Realitanya, masih banyak orang yang belum memiliki hafalan Al-Quran yang benar (tajwidnya). Bahkan, terkadang, beberapa orang beralasan sulit menghafal, dari pekan ke pekan hafalannya tidak bertambah, atau bukannya menambah hafalan malah mengganti hafalan lama dengan hafalan baru. Fenomena ini membuat saya berpikir, “Bagaimana cara memperbaiki untuk ke depannya?”
Menghafalkan Al-Quran itu mudah, mengutip Ust. Abdul Aziz Abdur Rauf. Jujur, saya awalnya tak percaya, dengan perkataan seperti itu. “Gimana caranya? Al-Quran itu kan jumlahnya 30 juz/114 surat/terdiri dari 6236 ayat. Belum lagi, banyak surat dengan surat lainnya yang memiliki kalimat yang hampir sama.” Namun ternyata, di antara mereka yang belum berhasil, banyak juga orang yang bisa menghafalkan seluruh ayat Al-Quran, juga paham isi kandungan dari setiap ayat yang dihafalkan. Mulai dari usia balita, pemuda, orang tua, semua pernah saya dengar/baca bisa selesai menghafalkan Al-Quran. Lalu, apa yang membuat kita ragu untuk menghafal?
Kuncinya, mulai dari sekarang. Kalau bukan kita lantas siapa lagi? Kitab yang Allah jaga kemurniannya hingga hari kiamat ini siapa yang akan menghidupkan kalau bukan penganutnya sendiri?
Ketahuilah, para penghafal Alquran mengemban misi dan tugas yang mulia. Mereka akan mendapatkan kemuliaan di dunia dan akhirat kelak. Secara tegas, Allah memuliakan para hafiz itu melalui lisan Rasul-Nya, Muhammad SAW.
Penghafal Kitab Suci itu, seperti dinukilkan oleh Imam Tirmidzi dalam riwayatnya, akan berhias dengan mahkota kemuliaan. Ini karena Sang Khaliq memberikan keridhaan pada yang bersangkutan. Kebaikannya pun akan bertambah, tiap kali melantunkan satu ayat.
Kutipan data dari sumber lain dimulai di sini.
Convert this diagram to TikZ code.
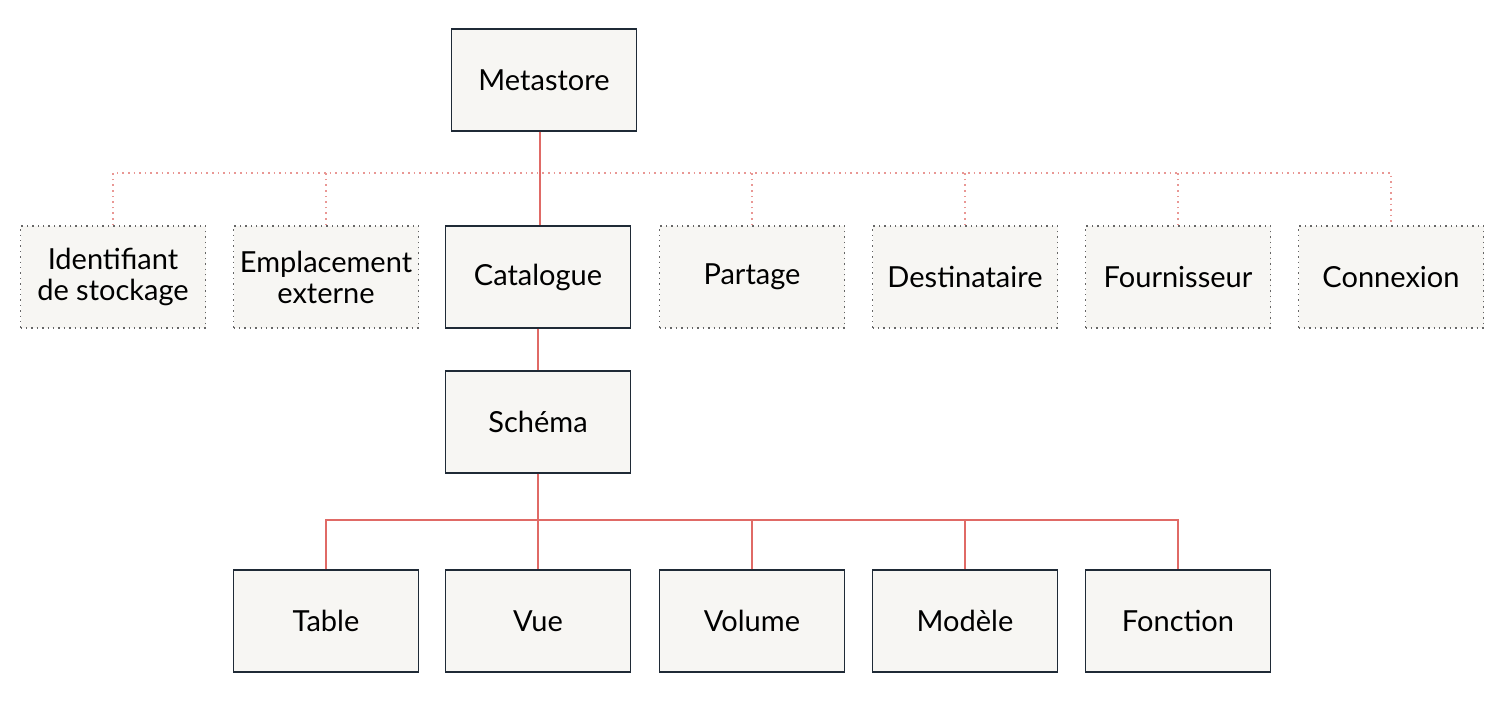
\documentclass[tikz,border=0pt]{standalone}
\usepackage{fontspec}
\setmainfont{Lato}
\definecolor{bfill}{HTML}{F7F6F3}
\definecolor{bdraw}{HTML}{1F2A36}
\definecolor{lred}{HTML}{E06A66}
\begin{document}
\begin{tikzpicture}[x=0.5pt,y=-0.5pt,
  box/.style={draw=bdraw,fill=bfill,line width=0.7pt,minimum width=92.5pt,minimum height=51pt,inner sep=1pt,align=center,font=\fontsize{14.5}{15.5}\selectfont},
  dbox/.style={box,draw=black!60,dotted,line width=0.8pt},
  link/.style={draw=lred,line width=0.8pt},
  dlink/.style={link,dotted,draw=lred!70}]
\useasboundingbox (0,0) rectangle (1504,704);
\node[box] (meta) at (544,80) {Metastore};
\node[dbox] (id) at (113,277) {Identifiant\\de stockage};
\node[dbox] (emp) at (326,277) {Emplacement\\externe};
\node[box] (cat) at (538,277) {Catalogue};
\node[dbox] (par) at (752,277) {Partage};
\node[dbox] (des) at (965,277) {Destinataire};
\node[dbox] (fou) at (1178,277) {Fournisseur};
\node[dbox] (con) at (1391,277) {Connexion};
\node[box] (sch) at (538,422) {Schéma};
\node[box] (tab) at (326,621) {Table};
\node[box] (vue) at (538,621) {Vue};
\node[box] (vol) at (752,621) {Volume};
\node[box] (mod) at (965,621) {Modèle};
\node[box] (fon) at (1178,621) {Fonction};
\coordinate (bt) at (540,173);
\coordinate (bb) at (538,520);
\draw[link] (meta.south -| bt) -- (cat.north -| bt);
\draw[dlink] (id.north) -- (id.north |- bt) -- (con.north |- bt) -- (con.north);
\foreach \n in {emp,par,des,fou} \draw[dlink] (\n.north) -- (\n.north |- bt);
\draw[link] (cat) -- (sch);
\draw[link] (sch) -- (vue);
\draw[link] (tab.north) -- (tab.north |- bb) -- (fon.north |- bb) -- (fon.north);
\foreach \n in {vol,mod} \draw[link] (\n.north) -- (\n.north |- bb);
\end{tikzpicture}
\end{document}
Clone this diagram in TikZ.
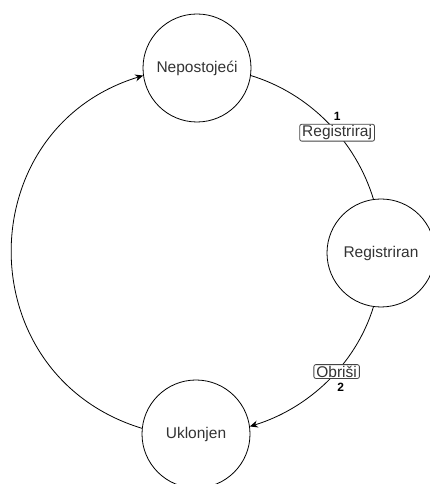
\documentclass[tikz,border=0pt]{standalone}
\usepackage{fontspec}
\setmainfont{Liberation Sans}
\definecolor{inktext}{HTML}{333333}
\definecolor{boxline}{HTML}{444444}
\usetikzlibrary{positioning, arrows.meta}

\begin{document}
\begin{tikzpicture}[x=1pt, y=1pt,
  state/.style={draw, circle, minimum size=108pt, inner sep=0pt,
                line width=0.8pt, text=inktext,
                font=\fontsize{15.5}{18}\selectfont},
  edgelbl/.style={draw=boxline, fill=white, rounded corners=2pt,
                  inner xsep=2.5pt, inner ysep=1.2pt, text=inktext,
                  font=\fontsize{15.5}{18}\selectfont},
  numlbl/.style={font=\fontsize{12}{14}\selectfont\bfseries},
  trans/.style={line width=0.8pt},
  tip/.style={-{Stealth[length=8pt, width=7pt]}},
]
\useasboundingbox (0,0) rectangle (430,484);

\node[state] (nep) at (197,416) {Nepostoje\'ci};
\node[state] (reg) at (381,231) {Registriran};
\node[state] (ukl) at (196,50) {Uklonjen};

\draw[trans] (nep.-8) to[out=-17, in=107, looseness=0.9]
  node[edgelbl, pos=0.58] (lreg) {Registriraj} (reg.98);
\draw[trans, tip] (reg.-98) to[out=-107, in=17, looseness=0.9]
  node[edgelbl, pos=0.42] (lobr) {Obri\v{s}i} (ukl.8);
\draw[trans, tip] (ukl.174) to[out=163, in=197, looseness=1.32] (nep.188);

\node[numlbl, above=0pt of lreg] {1};
\node[numlbl, below=1pt of lobr, xshift=4pt] {2};
\end{tikzpicture}
\end{document}
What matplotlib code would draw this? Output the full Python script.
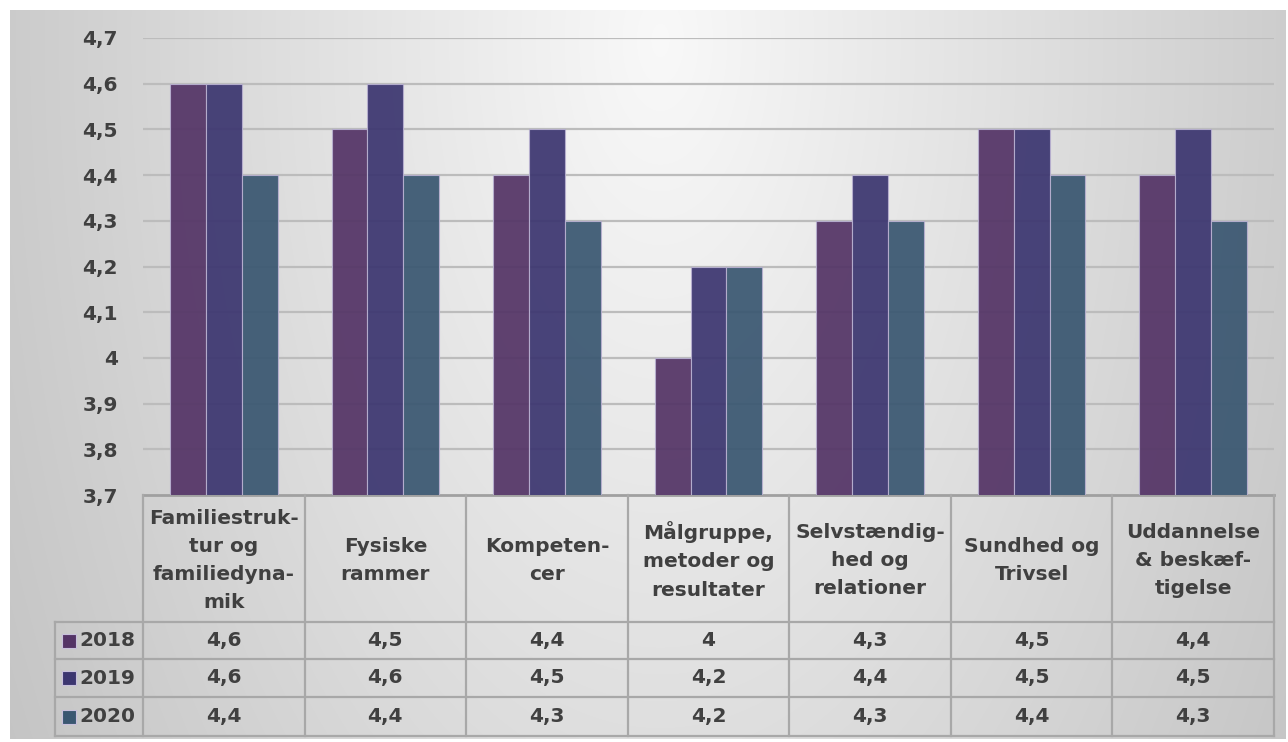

Para penghafal Alquran, seperti ditegaskan pula di hadis riwayat Ahmad, adalah ‘keluarga’ Allah di muka bumi. Keutamaan inilah yang mendorong Rasul memuliakan para sahabat penghafal Alquran. Ketika Perang Uhud meletus, tak sedikit sahabat yang gugur dalam pertarungan itu. Rasul selalu mendahulukan para penghafal Alquran untuk dimakamkan lebih dulu. “Manakah di antara mereka yang hafal Alquran?” demikian jawaban Rasul atas pertanyaan sahabat.